I encourage and support my colleagues to build confidence and install positivity. I always ask for their opinion on how they think they would tackle or run a project first – I like to involve people and ask their opinion. Collaboration is always key. 

It’s so important to influence team members to coax them out of their comfort zone and empower them to think independently. Leading a team is a joint effort, and how you talk to people is so vital. It’s critical to always remain calm and never talk down to anyone. A little respect goes a long way, otherwise, you will never get the best from your teams. 

How would you encourge more women to work towards roles in FM?

I could talk about how much I love my job all day and would hand on heart encourage anyone, women, and men to get involved in FM. It has been perceived as a male-heavy industry, but I’m seeing this start to shift, with gender inclusion becoming more and more commonplace. I count myself extremely fortunate to have found something I love to do, and I enjoy managing every single event. Every day is so different, and you get to meet so many different people from so many different businesses and brands. I get so much job satisfaction when I see the processes that we have created, come together to form seamless project execution. I know that the plans we form will always lead to a fantastic outcome and the team are experts at what they do, they can activate with their eyes closed. It’s also wonderful when you receive fantastic feedback from the client praising the team on a job well done. The job also keeps you super fit, which is another bonus.  

Why do you think diversity and equality in the workplace is so important?

Gender equality in the workplace is so important.
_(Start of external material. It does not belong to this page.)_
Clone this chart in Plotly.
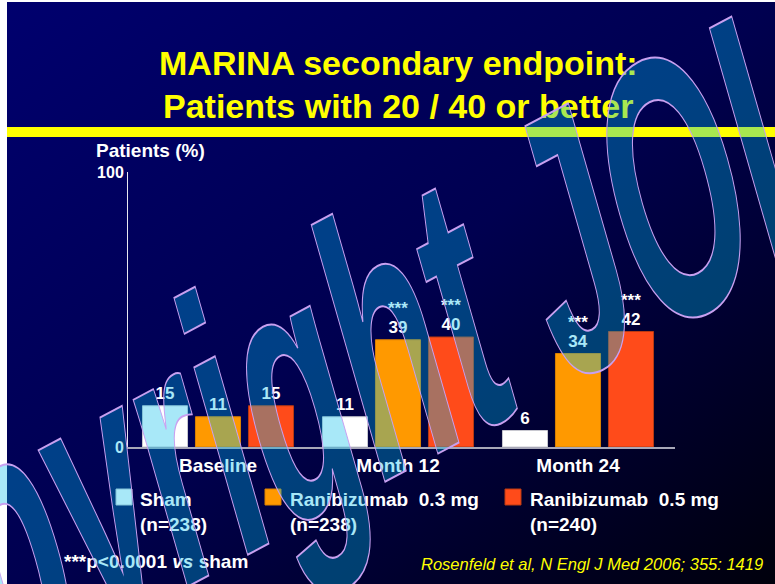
import base64
import plotly.graph_objects as go

# ---------------- data ----------------
categories = ["Baseline", "Month 12", "Month 24"]
series_names = ["Sham", "Ranibizumab 0.3 mg", "Ranibizumab 0.5 mg"]
series_n = ["(n=238)", "(n=238)", "(n=240)"]
sham = [15, 11, 6]
rani_03 = [11, 39, 34]
rani_05 = [15, 40, 42]
# significance markers (***p<0.0001 vs sham)
sig_sham = [False, False, False]
sig_03 = [False, True, True]
sig_05 = [False, True, True]
y_ticks = [0, 100]
title_lines = ["MARINA secondary endpoint:", "Patients with 20 / 40 or better"]
y_title = "Patients (%)"
footnote = "***p<0.0001 <i>vs</i> sham"
citation = "Rosenfeld et al, N Engl J Med 2006; 355: 1419"
watermark = "Copyright JOL"

# ---------------- style ----------------
W, H = 775, 584
FONT = "Liberation Sans, Arial, sans-serif"
colors = ["#ffffff", "#ff9900", "#ff4b1a"]
edge = ["#c8c8d0", "#d98000", "#b83a12"]
YELLOW = "#ffff00"


def px(x):
    return x / W


def py(y):
    return 1 - y / H


# plot area in pixels
X0, X1 = 128, 675
Y0, Y1 = 172, 447
BARGAP = 0.1167
BARGROUPGAP = 0.15
unit_px = 180.0  # pixels per category
slot_px = unit_px * (1 - BARGAP) / 3

fig = go.Figure()
all_series = [sham, rani_03, rani_05]
all_sig = [sig_sham, sig_03, sig_05]
for i, vals in enumerate(all_series):
    fig.add_trace(go.Bar(
        x=categories, y=vals, name=series_names[i],
        marker=dict(color=colors[i], line=dict(color=edge[i], width=1)),
        text=[str(v) for v in vals], textposition="outside",
        textfont=dict(family=FONT, size=17, color="white", weight="bold"),
        cliponaxis=False, showlegend=False,
    ))

annotations = []
# significance stars above value labels
for i, vals in enumerate(all_series):
    for j, v in enumerate(vals):
        if all_sig[i][j]:
            annotations.append(dict(
                x=categories[j], y=v, xref="x", yref="y",
                xshift=(i - 1) * slot_px, yshift=21, borderpad=0,
                text="***", showarrow=False, xanchor="center", yanchor="bottom",
                font=dict(family=FONT, size=17, color="white", weight="bold"),
            ))

# titles
annotations.append(dict(x=px(398), y=py(63), xref="paper", yref="paper",
                        text=title_lines[0], showarrow=False,
                        xanchor="center", yanchor="middle",
                        font=dict(family=FONT, size=34, color=YELLOW, weight="bold")))
annotations.append(dict(x=px(398), y=py(106), xref="paper", yref="paper",
                        text=title_lines[1], showarrow=False,
                        xanchor="center", yanchor="middle",
                        font=dict(family=FONT, size=34, color=YELLOW, weight="bold")))
# y title
annotations.append(dict(x=px(94), y=py(150), xref="paper", yref="paper",
                        text=y_title, showarrow=False,
                        xanchor="left", yanchor="middle",
                        font=dict(family=FONT, size=19, color="white", weight="bold")))
# manual legend
leg_sq_x = [116, 265, 505]
leg_txt_x = [138, 288, 528]
shapes = []
for i in range(3):
    shapes.append(dict(type="rect", xref="paper", yref="paper",
                       x0=px(leg_sq_x[i]), x1=px(leg_sq_x[i] + 16),
                       y0=py(505), y1=py(489),
                       fillcolor=colors[i], line=dict(color=edge[i], width=1)))
    annotations.append(dict(x=px(leg_txt_x[i]), y=py(487), xref="paper", yref="paper",
                            text=series_names[i].replace(" 0.", "\u00a0 0.") + "<br>" + series_n[i],
                            showarrow=False, xanchor="left", yanchor="top", align="left",
                            font=dict(family=FONT, size=19, color="white", weight="bold")))
# footnote and citation
annotations.append(dict(x=px(62), y=py(561), xref="paper", yref="paper",
                        text=footnote, showarrow=False, xanchor="left", yanchor="middle",
                        font=dict(family=FONT, size=19, color="white", weight="bold")))
annotations.append(dict(x=px(419), y=py(564), xref="paper", yref="paper",
                        text="<i>" + citation + "</i>", showarrow=False,
                        xanchor="left", yanchor="middle",
                        font=dict(family=FONT, size=16.5, color=YELLOW)))
# watermark (semi-transparent, on top of everything)
WM_INDEX = len(annotations)
annotations.append(dict(x=px(291), y=py(390), xref="paper", yref="paper",
                        text=watermark, showarrow=False, textangle=-28,
                        xanchor="center", yanchor="middle",
                        font=dict(family=FONT, size=175, color="rgba(0,188,235,0.34)",
                                  weight="bold")))

# yellow rule under the title
shapes.append(dict(type="rect", xref="paper", yref="paper",
                   x0=px(7), x1=1, y0=py(137), y1=py(127),
                   fillcolor=YELLOW, line=dict(width=0), layer="below"))

# gradient slide background
svg = ("<svg xmlns='http://www.w3.org/2000/svg' width='768' height='582' "
       "preserveAspectRatio='none' viewBox='0 0 768 582'>"
       "<defs><linearGradient id='g' x1='0' y1='0' x2='1' y2='1'>"
       "<stop offset='0' stop-color='#00006e'/>"
       "<stop offset='0.5' stop-color='#000050'/>"
       "<stop offset='1' stop-color='#00000c'/>"
       "</linearGradient></defs>"
       "<rect x='0' y='0' width='768' height='582' fill='url(#g)'/></svg>")
bg_src = "data:image/svg+xml;base64," + base64.b64encode(svg.encode()).decode()

fig.update_layout(
    width=W, height=H, autosize=False,
    margin=dict(l=0, r=0, t=0, b=0, pad=0, autoexpand=False),
    paper_bgcolor="white", plot_bgcolor="rgba(0,0,0,0)",
    barmode="group", bargap=BARGAP, bargroupgap=BARGROUPGAP,
    showlegend=False,
    images=[dict(source=bg_src, xref="paper", yref="paper",
                 x=px(7), y=py(2), sizex=px(W - 7), sizey=(H - 2) / H,
                 xanchor="left", yanchor="top", sizing="stretch", layer="below")],
    shapes=shapes,
    annotations=annotations,
    xaxis=dict(domain=[px(X0), px(X1)], range=[-0.5, 2.5 + (X1 - X0 - 3 * unit_px) / unit_px],
               showline=True, linecolor="#a8a8b8", linewidth=2, ticks="",
               showgrid=False, zeroline=False, automargin=False,
               tickfont=dict(family=FONT, size=19, color="white", weight="bold")),
    yaxis=dict(domain=[py(Y1), py(Y0)], range=[0, 100], tickvals=y_ticks,
               showline=True, linecolor="#e8e8f0", linewidth=1,
               ticks="inside", ticklen=5, tickcolor="#e8e8f0",
               showgrid=False, zeroline=False, automargin=False,
               tickfont=dict(family=FONT, size=16, color="white", weight="bold")),
)

# page placement (no body margin) and watermark outline / tall-letter styling
post_js = """
var de=document.documentElement, bd=document.body;
de.style.margin='0'; de.style.padding='0'; de.style.overflow='hidden';
bd.style.margin='0'; bd.style.padding='0'; bd.style.overflow='hidden';
bd.style.width='775px'; bd.style.height='584px';
var gd=document.getElementById('{plot_id}');
var wm=gd.querySelector('g.annotation[data-index="%d"] text');
if(wm){
  wm.style.stroke='#c8a0f0';
  wm.style.strokeWidth='1.6px';
  wm.style.vectorEffect='non-scaling-stroke';
  var b=wm.getBBox(); var cx=b.x+b.width/2, cy=b.y+b.height/2;
  var old=wm.getAttribute('transform')||'';
  wm.setAttribute('transform', old+' translate('+cx+','+cy+') skewX(-12) scale(1,2.06) translate('+(-cx)+','+(-cy)+')');
}
""" % WM_INDEX

fig.write_html("out.html", post_script=post_js, config={"displayModeBar": False})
It means that all employees are treated fairly and with respect, regardless of their gender. This promotes a positive and inclusive workplace culture where everyone feels valued and supported. Gender equality promotes diversity and inclusion in the workplace, which can lead to greater creativity, innovation, and problem-solving abilities. When employees come from different backgrounds and perspectives, they bring different ideas and experiences to the table. Companies have a social responsibility to ensure that all employees are treated with dignity and respect, regardless of their gender or any other characteristic.
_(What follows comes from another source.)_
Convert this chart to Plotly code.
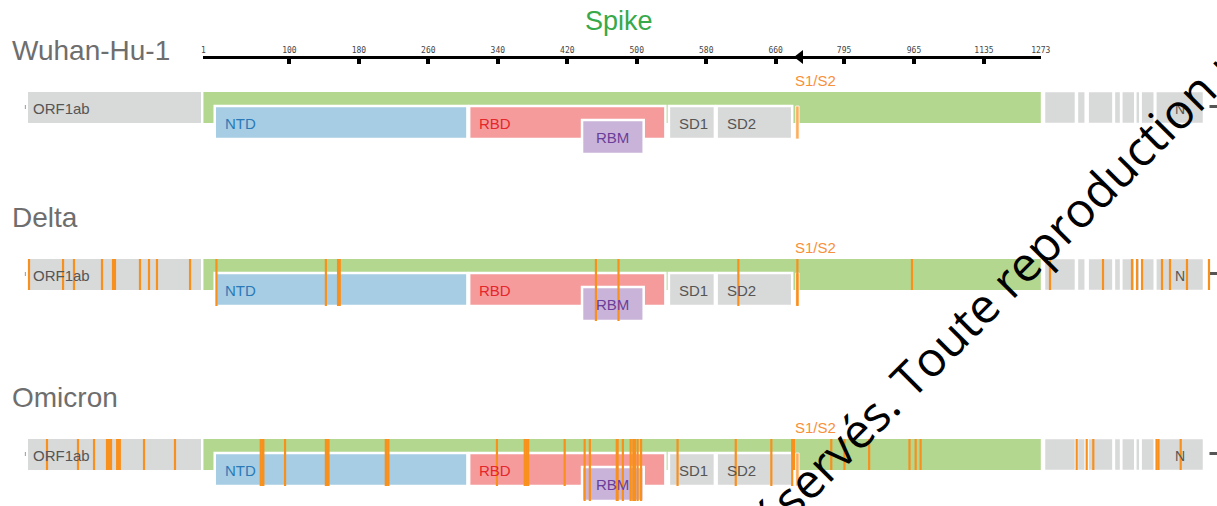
import plotly.graph_objects as go

# ------------------------------------------------------------------ data
variants = ["Wuhan-Hu-1", "Delta", "Omicron"]

spike_ticks_s1 = [1, 100, 180, 260, 340, 420, 500, 580, 660]
spike_ticks_s2 = [795, 965, 1135, 1273]
spike_len = 1273
spike_break = 688          # residue where the ruler changes scale

domain_names = ["NTD", "RBD", "SD1", "SD2", "S1/S2"]
domain_start = [14, 307, 537, 592, 683]
domain_end = [305, 533, 590, 679, 687]
rbm_start, rbm_end = 437, 508

orf1ab_start, orf1ab_end = 266, 21555
utr5_start, utr5_end = 1, 265
genes_3p = ["ORF3a", "E", "M", "ORF6", "ORF7a", "ORF7b", "ORF8", "N"]
gene_start = [25393, 26245, 26523, 27202, 27394, 27756, 27894, 28274]
gene_end = [26220, 26472, 27191, 27387, 27759, 27887, 28259, 29533]
utr3_start, utr3_end = 29675, 29903

# mutations: ORF1ab (nt), Spike (aa), 3' genes (nt)
mut_orf1ab = {
    "Wuhan-Hu-1": [],
    "Delta": [510, 4650, 5980, 9390, 10730, 10970, 14010, 15110, 16080, 20100],
    "Omicron": [2700, 6470, 8420, 10000, 10240, 10490, 11230, 11400, 11560, 14500, 18270],
}
mut_spike = {
    "Wuhan-Hu-1": [],
    "Delta": [16, 142, 156, 157, 158, 453, 479, 617, 685, 960],
    "Omicron": [67, 69, 70, 95, 142, 143, 144, 145, 211, 212, 214, 339, 371, 373, 375,
                417, 440, 446, 477, 478, 484, 493, 496, 498, 501, 505, 547, 614, 655,
                679, 681, 764, 796, 856, 954, 969, 981],
}
mut_3p = {
    "Wuhan-Hu-1": [],
    "Delta": [25548, 26920, 27670, 27799, 27929, 28446, 28653, 29093, 29662],
    "Omicron": [26239, 26498, 26669, 28305, 28355, 28930],
}

# ------------------------------------------------------------------ layout constants
W, H = 1217, 506
ROW_TOP = [92, 259, 439]
RULER_Y = 57

C_GREEN = "#B3D78F"
C_GREY = "#D8D9D9"
C_ORANGE = "#F8901E"
DOM_FILL = ["#A6CDE3", "#F59B9B", "#D8D9D9", "#D8D9D9", "#FBAE5C"]
DOM_LW = [2.5, 2.5, 2.5, 2.5, 0.8]
DOM_TEXT = ["#2A7AB8", "#E5262B", "#555555", "#555555", None]
C_RBM = "#C9B3D8"
C_RBM_TXT = "#6B3E9A"
FONT = "Arial, Liberation Sans, sans-serif"


def axis_range(px_a, val_a, px_b, val_b, px_lo, px_hi):
    s = (px_b - px_a) / (val_b - val_a)
    return [val_a - (px_a - px_lo) / s, val_b + (px_hi - px_b) / s]


x3_dom = (16, 204)
x3_rng = axis_range(27, orf1ab_start, 202, orf1ab_end, *x3_dom)
x4_dom = (1040, 1217)
x4_rng = axis_range(1044, gene_start[0], 1204, gene_end[-1], *x4_dom)

fig = go.Figure()
shapes = []
annotations = []


def rect(xref, x0, x1, y0, y1, fill, lw=0, lc="white"):
    shapes.append(dict(type="rect", xref=xref, yref="y", x0=x0, x1=x1, y0=y0, y1=y1,
                       fillcolor=fill, line=dict(width=lw, color=lc), layer="below"))


def spike_bottom(v, top):
    b = top + 31
    for s, e in zip(domain_start, domain_end):
        if s <= v <= e:
            b = max(b, top + 47)
    if rbm_start <= v <= rbm_end:
        b = max(b, top + 62)
    return b


for vi, var in enumerate(variants):
    top = ROW_TOP[vi]
    # genome blocks
    rect("x3", utr5_start, utr5_end, top + 13, top + 17, "#A8A8A8")
    rect("x3", orf1ab_start, orf1ab_end, top - 1, top + 32, C_GREY, 2, "white")
    for gs, ge in zip(gene_start, gene_end):
        rect("x4", gs, ge, top - 1, top + 32, C_GREY, 2.5, "white")
    rect("x4", utr3_start, utr3_end, top + 13, top + 16, "#555555")
    # spike
    rect("x", 1, spike_break, top, top + 31, C_GREEN)
    rect("x2", spike_break, spike_len, top, top + 31, C_GREEN)
    for i, (s, e) in enumerate(zip(domain_start, domain_end)):
        rect("x", s, e, top + 14, top + 47, DOM_FILL[i], DOM_LW[i], "white")
    rect("x", rbm_start, rbm_end, top + 28, top + 62, C_RBM, 2.5, "white")

    # mutation lines
    def add_lines(xs, bottoms, xaxis):
        if not xs:
            fig.add_trace(go.Scatter(x=[None], y=[None], xaxis=xaxis, yaxis="y",
                                     mode="lines", showlegend=False, hoverinfo="skip"))
            return
        lx, ly = [], []
        for x, b in zip(xs, bottoms):
            lx += [x, x, None]
            ly += [top, b, None]
        fig.add_trace(go.Scatter(x=lx, y=ly, xaxis=xaxis, yaxis="y", mode="lines",
                                 line=dict(color=C_ORANGE, width=2.2),
                                 showlegend=False, hoverinfo="skip"))

    add_lines(mut_orf1ab[var], [top + 31] * len(mut_orf1ab[var]), "x3")
    s1 = [v for v in mut_spike[var] if v <= spike_break]
    s2 = [v for v in mut_spike[var] if v > spike_break]
    add_lines(s1, [spike_bottom(v, top) for v in s1], "x")
    add_lines(s2, [spike_bottom(v, top) for v in s2], "x2")
    add_lines(mut_3p[var], [top + 31] * len(mut_3p[var]), "x4")

    # texts
    annotations.append(dict(text=var, xref="paper", yref="y", x=10 / W, y=top - 42,
                            xanchor="left", yanchor="middle", showarrow=False,
                            font=dict(family=FONT, size=28, color="#6E6E6E")))
    annotations.append(dict(text="ORF1ab", xref="x3", yref="y", x=orf1ab_start, xshift=4,
                            y=top + 16, xanchor="left", yanchor="middle", showarrow=False,
                            font=dict(family=FONT, size=15, color="#555555")))
    for i, name in enumerate(domain_names[:4]):
        annotations.append(dict(text=name, xref="x", yref="y", x=domain_start[i], xshift=8,
                                y=top + 31, xanchor="left", yanchor="middle", showarrow=False,
                                font=dict(family=FONT, size=15, color=DOM_TEXT[i])))
    annotations.append(dict(text="RBM", xref="x", yref="y", x=(rbm_start + rbm_end) / 2,
                            y=top + 45, xanchor="center", yanchor="middle", showarrow=False,
                            font=dict(family=FONT, size=15, color=C_RBM_TXT)))
    annotations.append(dict(text="N", xref="x4", yref="y", x=(gene_start[-1] + gene_end[-1]) / 2,
                            y=top + 17, xanchor="center", yanchor="middle", showarrow=False,
                            font=dict(family=FONT, size=14, color="#555555")))
    annotations.append(dict(text="S1/S2", xref="x", yref="y", x=domain_start[4], xshift=-3,
                            y=top - 12, xanchor="left", yanchor="middle", showarrow=False,
                            font=dict(family=FONT, size=15, color="#F8903A")))

# ruler break marker
fig.add_trace(go.Scatter(x=[spike_break], y=[RULER_Y], xaxis="x2", yaxis="y", mode="markers",
                         marker=dict(symbol="triangle-left", size=12, color="black"),
                         cliponaxis=False, showlegend=False, hoverinfo="skip"))

annotations.append(dict(text="Spike", xref="paper", yref="y", x=619 / W, y=21,
                        xanchor="center", yanchor="middle", showarrow=False,
                        font=dict(family=FONT, size=27, color="#37A94A")))
annotations.append(dict(text="Tous droits réservés. Toute reproduction non autorisée",
                        xref="paper", yref="paper", x=998 / W, y=1 - 288 / H,
                        xanchor="center", yanchor="middle", textangle=-45, showarrow=False,
                        font=dict(family="Open Sans", size=48, color="black")))

ruler_common = dict(anchor="free", position=1 - RULER_Y / H, side="top", showline=True,
                    linecolor="black", linewidth=3, ticks="inside", ticklen=5, tickwidth=4,
                    tickcolor="black", tickmode="array", showgrid=False, zeroline=False,
                    tickfont=dict(family="DejaVu Sans Mono", size=8, color="#444444"),
                    fixedrange=True, ticklabelstandoff=0, automargin=False)

fig.update_layout(
    width=W, height=H, margin=dict(l=0, r=0, t=0, b=0, pad=0, autoexpand=False),
    paper_bgcolor="white", plot_bgcolor="rgba(0,0,0,0)", showlegend=False, hovermode=False,
    xaxis=dict(domain=[203 / W, 800 / W], range=[0.5, spike_break],
               tickvals=spike_ticks_s1, ticktext=[str(v) for v in spike_ticks_s1], **ruler_common),
    xaxis2=dict(domain=[800 / W, 1041 / W], range=[spike_break, spike_len + 0.5],
                tickvals=spike_ticks_s2, ticktext=[str(v) for v in spike_ticks_s2], **ruler_common),
    xaxis3=dict(domain=[x3_dom[0] / W, x3_dom[1] / W], range=x3_rng, anchor="y", visible=False),
    xaxis4=dict(domain=[x4_dom[0] / W, x4_dom[1] / W], range=x4_rng, anchor="y", visible=False),
    yaxis=dict(domain=[0, 1], range=[H, 0], visible=False, anchor="x3"),
    shapes=shapes, annotations=annotations,
)

fig.write_html("out.html", config={"displayModeBar": False, "staticPlot": True},
               post_script="document.body.style.margin='0';document.body.style.padding='0';")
If you could meet with an inspirational woman, dead or alive, who would it be and why?

I would have loved to talk to Princess Diana when she was alive. She was dedicated to humanitarian causes and her charitable work and advocacy were inspiring, she helped to change attitudes and policies across the world. She was known for her kindness and empathy towards others, particularly those who were marginalised or vulnerable. Her compassion and willingness to connect with people from all walks of life made her relatable and loved by many. She was passionate about showing her boys the real world outside of the royal family and ensured that they understood this.

What are you most proud of in your career?

I am so proud to have started a new career and worked to progress so quickly within the business. It is a testament to the fact thatI am confident and capable. I have come a long way and it just goes to show that regardless of where you are in life, with hard work and determination you can always excel in something new.